OPINION: DELEGATE-ELECT SHARES GRATITUDE AND FORGIVENESS: As I approach the end of my term as Carroll County Commissioner and prepare for a move to the Maryland House of Delegates, it is my desire to share my gratitude to many and offer forgiveness to others. Politics is a messy business and many stay out of the profession for very good reasons. … It has been an absolute honor and learning experience to serve the last four years as county commissioner with my four colleagues and staff, regardless of the contentious debates and political ferment that come with making new policies. Eric Bouchat/The Carroll County Times.

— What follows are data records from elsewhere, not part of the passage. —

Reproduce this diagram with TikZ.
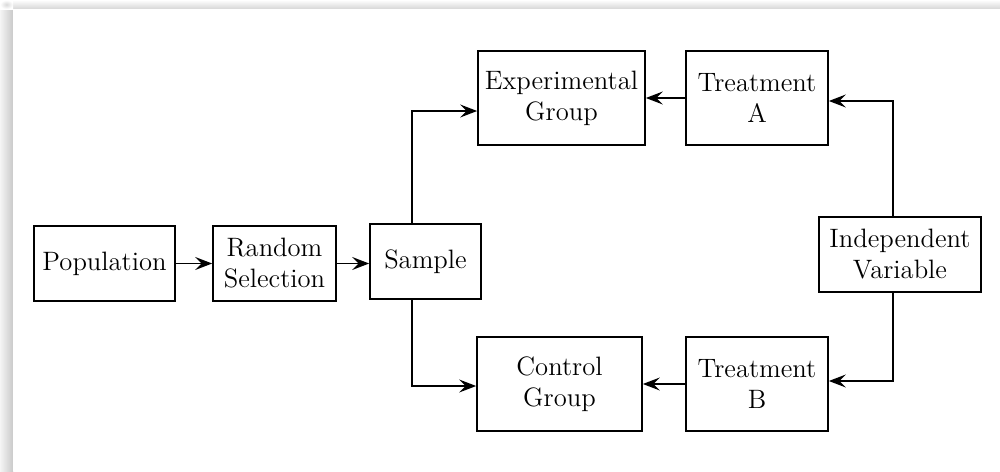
\documentclass[tikz,border=0pt]{standalone}
\usetikzlibrary{arrows.meta}

\tikzset{
  box/.style={draw, line width=0.85pt, inner sep=0pt, align=center,
              font=\fontsize{13.3}{15.5}\selectfont},
  arr/.style={line width=0.85pt,
              -{Stealth[length=8.5pt,width=6.5pt,inset=3.2pt]}},
}

\begin{document}
\begin{tikzpicture}[x=0.5pt,y=-0.5pt]
  \useasboundingbox (0,0) rectangle (1000,471);

  % soft page shadow along the top and left edges
  \shade[top color=white, bottom color=gray!32] (13,0) rectangle (1000,9);
  \shade[left color=gray!8, right color=gray!42] (0,9) rectangle (13,471);
  \shade[inner color=gray!30, outer color=white] (0,0) rectangle (13,9);
  \fill[white] (13,9) rectangle (1000,471);

  % boxes
  \node[box, minimum width=70.5pt, minimum height=37.5pt] (pop)  at (104.5,263.5) {Population};
  \node[box, minimum width=61.5pt, minimum height=37.5pt] (rand) at (274.5,263.5) {Random\\Selection};
  \node[box, minimum width=55.5pt, minimum height=37.5pt] (samp) at (425.5,261.5) {Sample};
  \node[box, minimum width=83.5pt, minimum height=47pt]   (exp)  at (561.5,98)    {Experimental\\Group};
  \node[box, minimum width=71pt,   minimum height=47pt]   (trA)  at (757,98)      {Treatment\\A};
  \node[box, minimum width=81pt,   minimum height=37.5pt] (ind)  at (900,254.5)   {Independent\\Variable};
  \node[box, minimum width=82.5pt, minimum height=47pt]   (ctl)  at (559.5,384)   {Control\\Group};
  \node[box, minimum width=71pt,   minimum height=47pt]   (trB)  at (757,384)     {Treatment\\B};

  % connectors
  \draw[arr] (pop) -- (rand);
  \draw[arr] (rand.east) -- (rand.east -| samp.west);
  \draw[arr] ([xshift=-6.75pt]samp.north) |- ([yshift=-6.5pt]exp.west);
  \draw[arr] ([xshift=-6.75pt]samp.south) |- ([yshift=-1pt]ctl.west);
  \draw[arr] (trA) -- (exp);
  \draw[arr] (trB) -- (ctl);
  \draw[arr] ([xshift=-3.5pt]ind.north) |- ([yshift=-1.5pt]trA.east);
  \draw[arr] ([xshift=-3.5pt]ind.south) |- ([yshift=1.5pt]trB.east);
\end{tikzpicture}
\end{document}
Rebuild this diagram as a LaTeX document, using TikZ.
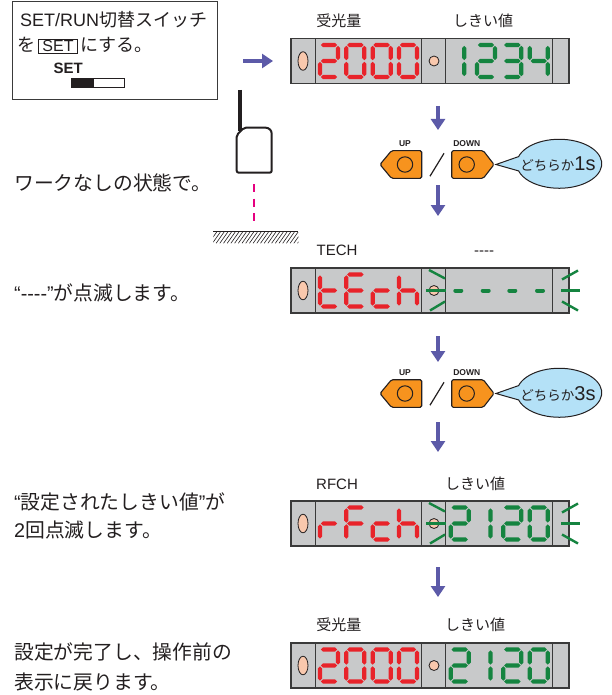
\documentclass[tikz,border=0pt]{standalone}
\usepackage{fontspec}
\setmainfont{Noto Sans CJK JP}
\newfontfamily\lat{Liberation Sans}
\usetikzlibrary{arrows.meta}

\definecolor{ink}{HTML}{231F20}
\definecolor{panelgray}{HTML}{C8C9CA}
\definecolor{edgegray}{HTML}{3A3A3A}
\definecolor{peach}{HTML}{F9C8AD}
\definecolor{segred}{HTML}{E8232A}
\definecolor{seggreen}{HTML}{158440}
\definecolor{btnorange}{HTML}{F7931E}
\definecolor{bubbleblue}{HTML}{B4E1F7}
\definecolor{flowarrow}{HTML}{5C5AA8}
\definecolor{beam}{HTML}{E5007F}

% one seven-segment cell: 22 wide, 36 high, origin top left
\newcommand\hseg[1]{\fill (2.8,#1) -- (4.9,#1-2.1) -- (17.1,#1-2.1) -- (19.2,#1) -- (17.1,#1+2.1) -- (4.9,#1+2.1) -- cycle;}
\newcommand\vseg[2]{\fill (#1,#2+0.8) -- (#1+2.1,#2+2.9) -- (#1+2.1,#2+13.1) -- (#1,#2+15.2) -- (#1-2.1,#2+13.1) -- (#1-2.1,#2+2.9) -- cycle;}
\newcommand\sgA{\hseg{2}}
\newcommand\sgG{\hseg{18}}
\newcommand\sgD{\hseg{34}}
\newcommand\sgF{\vseg{2}{2}}
\newcommand\sgE{\vseg{2}{18}}
\newcommand\sgB{\vseg{20}{2}}
\newcommand\sgC{\vseg{20}{18}}
\newcommand\dOne{\vseg{15.5}{2}\vseg{15.5}{18}}
\newcommand\dTwo{\sgA\sgB\sgG\sgE\sgD}
\newcommand\dZero{\sgA\sgB\sgC\sgD\sgE\sgF}
\newcommand\dThree{\sgA\sgB\sgG\sgC\sgD}
\newcommand\dFour{\sgF\sgB\sgG\sgC}
\newcommand\dT{\sgF\sgE\sgG\sgD}
\newcommand\dE{\sgA\sgF\sgG\sgE\sgD}
\newcommand\dC{\sgG\sgE\sgD}
\newcommand\dH{\sgF\sgE\sgG\sgC}
\newcommand\dR{\sgE\sgG}
\newcommand\dF{\sgA\sgF\sgG\sgE}
\newcommand\sevenseg[3]{\begin{scope}[shift={(#1,#2)}]#3\end{scope}}
\newcommand\redfour[5]{\begin{scope}[fill=segred]
  \sevenseg{318}{#1-18}{#2}\sevenseg{344.33}{#1-18}{#3}%
  \sevenseg{370.67}{#1-18}{#4}\sevenseg{397}{#1-18}{#5}\end{scope}}
\newcommand\greenfour[5]{\begin{scope}[fill=seggreen]
  \sevenseg{448.7}{#1-18}{#2}\sevenseg{475}{#1-18}{#3}%
  \sevenseg{501.3}{#1-18}{#4}\sevenseg{527.7}{#1-18}{#5}\end{scope}}

% sensor display body: name, vertical centre
\newcommand\sensorpanel[2]{%
  \node[panelbox] (#1) at (430,#2) {};
  \foreach \dx in {315.3,421.7,445.7,552.7}
    \draw[divider] (\dx,#2-22.5) -- (\dx,#2+22.5);
  \draw[lamp] (303,#2) ellipse [x radius=5pt, y radius=9.3pt];
  \draw[lamp] (434,#2) circle [radius=5pt];
}
% flashing marks around the threshold display
\newcommand\blinkmarks[1]{%
  \draw[blink] (429,#1-20.5) -- (445,#1-12);
  \draw[blink] (426,#1) -- (446,#1);
  \draw[blink] (430,#1+20) -- (445,#1+11);
  \draw[blink] (562,#1-11) -- (578,#1-20);
  \draw[blink] (561,#1) -- (580,#1);
  \draw[blink] (562,#1+11) -- (578,#1+20);
}
% UP / DOWN keys with speech bubble: suffix, vertical centre, seconds
\newcommand\keypair[3]{%
  \draw[btn] (421.7,#2-13.8) -- (391.5,#2-13.8) -- (380,#2) -- (391.5,#2+13.8) -- (421.7,#2+13.8) -- cycle;
  \draw[btn] (451.7,#2-13.8) -- (483.3,#2-13.8) -- (494,#2) -- (483.3,#2+13.8) -- (451.7,#2+13.8) -- cycle;
  \node[btnring] (up#1) at (405,#2) {};
  \node[btnring] (down#1) at (466.7,#2) {};
  \node[btnlabel] (uptag#1) at (405,#2-21) {UP};
  \node[btnlabel] (downtag#1) at (466.7,#2-21) {DOWN};
  \draw[ink, line width=1.2] (430,#2+11.7) -- (444,#2-11.2);
  \draw[bubble] (518.6,#2-7.9) arc [start angle=163, end angle=-163, x radius=42.5pt, y radius=24.5pt]
     -- (496,#2) -- cycle;
  \node[inner sep=0, text=ink] (say#1) at (558,#2) {{\fontsize{13.5}{13.5}\selectfont どちらか}{\lat\fontsize{20}{20}\selectfont #3s}};
}

\tikzset{
  panelbox/.style={draw=edgegray, fill=panelgray, line width=1.1, minimum width=278, minimum height=45, inner sep=0},
  divider/.style={draw=edgegray, line width=1.1},
  lamp/.style={draw=ink, fill=peach, line width=0.8},
  blink/.style={draw=seggreen, line width=2.4},
  flow/.style={draw=flowarrow, line width=4.5, -{Triangle[length=11pt,width=14pt]}},
  btn/.style={draw=ink, fill=btnorange, line width=1.1, rounded corners=1.5},
  btnring/.style={circle, draw=ink, line width=1, minimum size=15.4, inner sep=0},
  btnlabel/.style={font=\lat\bfseries\fontsize{8.5}{8.5}\selectfont, text=ink, inner sep=0},
  bubble/.style={draw=ink, fill=bubbleblue, line width=1},
  bodytext/.style={font=\fontsize{19.8}{19.8}\selectfont, text=ink, inner sep=0, anchor=west},
  paneltag/.style={font=\fontsize{15}{15}\selectfont, text=ink, inner sep=0},
  boxtext/.style={font=\fontsize{18}{18}\selectfont, text=ink, inner sep=0, anchor=base west},
}

\begin{document}
\begin{tikzpicture}[x=1pt, y=-1pt]
\useasboundingbox (0,0) rectangle (611,695);
\fill[white] (0,0) rectangle (611,695);

% instruction box with the SET/RUN switch
\node[draw=edgegray, line width=1, minimum width=205.5, minimum height=98, inner sep=0, anchor=north west] (setbox) at (11.5,1.5) {};
\node[boxtext] (boxl1) at (20,26.7) {{\lat SET/RUN}切替スイッチ};
\node[boxtext] (boxl2a) at (17,51.5) {を};
\node[draw=ink, line width=0.8, minimum width=39, minimum height=14, inner sep=0, font=\lat\fontsize{16}{16}\selectfont, text=ink] (setkey) at (58,46.3) {SET};
\node[boxtext] (boxl2b) at (80,51.5) {にする。};
\node[font=\lat\bfseries\fontsize{15}{15}\selectfont, text=ink, inner sep=0] (swtag) at (68.3,68.5) {SET};
\node[draw=ink, line width=0.9, minimum width=53.6, minimum height=9, inner sep=0, anchor=north west] (switch) at (70.7,78.3) {};
\fill[ink] (70.7,78.3) rectangle (94.3,87.3);

% photoelectric sensor, beam and floor
\draw[ink, line width=4.5] (240,90) -- (240,131);
\draw[ink, line width=2, rounded corners=2] (236.7,135) -- (244,127.7) [rounded corners=6] -- (271.7,127.7) [rounded corners=2] -- (271.7,172.7) -- (236.7,172.7) -- cycle;
\draw[beam, line width=2.5, dash pattern=on 8pt off 6.5pt] (254,184) -- (254,222);
\draw[ink, line width=1.2] (213.3,231.7) -- (298.3,231.7);
\begin{scope}
  \clip (213.3,232) rectangle (298.3,243.3);
  \foreach \hx in {205,208.7,...,301}
    \draw[ink, line width=0.6] (\hx,243.3) -- (\hx+8,232);
\end{scope}

% step texts
\node[bodytext] (txt1) at (14,183.3) {ワークなしの状態で。};
\node[bodytext] (txt2) at (14,293.3) {{\lat “----”}が点滅します。};
\node[bodytext] (txt3a) at (14,501.7) {{\lat “}設定されたしきい値{\lat ”}が};
\node[bodytext] (txt3b) at (14,530) {{\lat 2}回点滅します。};
\node[bodytext] (txt4a) at (14,651.7) {設定が完了し、操作前の};
\node[bodytext] (txt4b) at (14,681.7) {表示に戻ります。};

% display 1
\node[paneltag] (tag1a) at (338.8,20.3) {受光量};
\node[paneltag] (tag1b) at (483,20.3) {しきい値};
\sensorpanel{disp1}{61}
\redfour{61}{\dTwo}{\dZero}{\dZero}{\dZero}
\greenfour{61}{\dOne}{\dTwo}{\dThree}{\dFour}

% display 2
\node[paneltag, anchor=base, font=\lat\fontsize{15}{15}\selectfont] (tag2a) at (337,255.4) {TECH};
\node[paneltag, anchor=base, font=\lat\fontsize{15}{15}\selectfont] (tag2b) at (484,255.4) {----};
\sensorpanel{disp2}{290.5}
\redfour{290.5}{\dT}{\dE}{\dC}{\dH}
\foreach \cx in {458.3,485.7,512.3,540}
  \draw[seggreen, line width=4, line cap=round] (\cx-3,290.5) -- (\cx+3,290.5);
\blinkmarks{290.5}

% display 3
\node[paneltag, anchor=base, font=\lat\fontsize{15}{15}\selectfont] (tag3a) at (337,489.4) {RFCH};
\node[paneltag] (tag3b) at (475,484) {しきい値};
\sensorpanel{disp3}{523.5}
\redfour{523.5}{\dR}{\dF}{\dC}{\dH}
\greenfour{523.5}{\dTwo}{\dOne}{\dTwo}{\dZero}
\blinkmarks{523.5}

% display 4
\node[paneltag] (tag4a) at (338.8,625) {受光量};
\node[paneltag] (tag4b) at (475,625) {しきい値};
\sensorpanel{disp4}{665.5}
\redfour{665.5}{\dTwo}{\dZero}{\dZero}{\dZero}
\greenfour{665.5}{\dTwo}{\dOne}{\dTwo}{\dZero}

% key operations
\keypair{a}{164.5}{1}
\keypair{b}{393.5}{3}

% flow arrows
\coordinate (f0s) at (243,61);   \coordinate (f0e) at (273,61);
\coordinate (f1s) at (438,106);  \coordinate (f1e) at (438,130);
\coordinate (f2s) at (438,185);  \coordinate (f2e) at (438,216);
\coordinate (f3s) at (438,336);  \coordinate (f3e) at (438,362);
\coordinate (f4s) at (438,422);  \coordinate (f4e) at (438,452);
\coordinate (f5s) at (438,567);  \coordinate (f5e) at (438,597);
\foreach \k in {0,...,5}
  \draw[flow] (f\k s) -- (f\k e);
\end{tikzpicture}
\end{document}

CITY INCLUSIONARY HOUSING ORDINANCES ISN’T WORKING: Seemingly everyone at the Baltimore City Council meeting Thursday night could agree on one thing: the city’s existing inclusionary housing ordinance isn’t working. Passed in 2007, the law requires developers of market-rate housing to set aside affordable units for people with lower incomes, but it has led to the creation of only 37 affordable units. Instead, developers have paid into an offset fund or sought waivers. Emily Opilo/The Baltimore Sun.
MOSBY SEEKS TO MOVE FEDERAL TRIAL: Baltimore State’s Attorney Marilyn Mosby wants her federal trial moved to the Greenbelt Division of the District of Maryland to combat negative pretrial publicity, according to newly unsealed court records. Mosby first asked for a change of venue last month in a sealed filing. Subsequent filings by Mosby’s defense team and the government were unsealed Friday following an order from U.S. District Judge Lydia Kay Griggsby. Madeleine O’Neill/The Daily Record.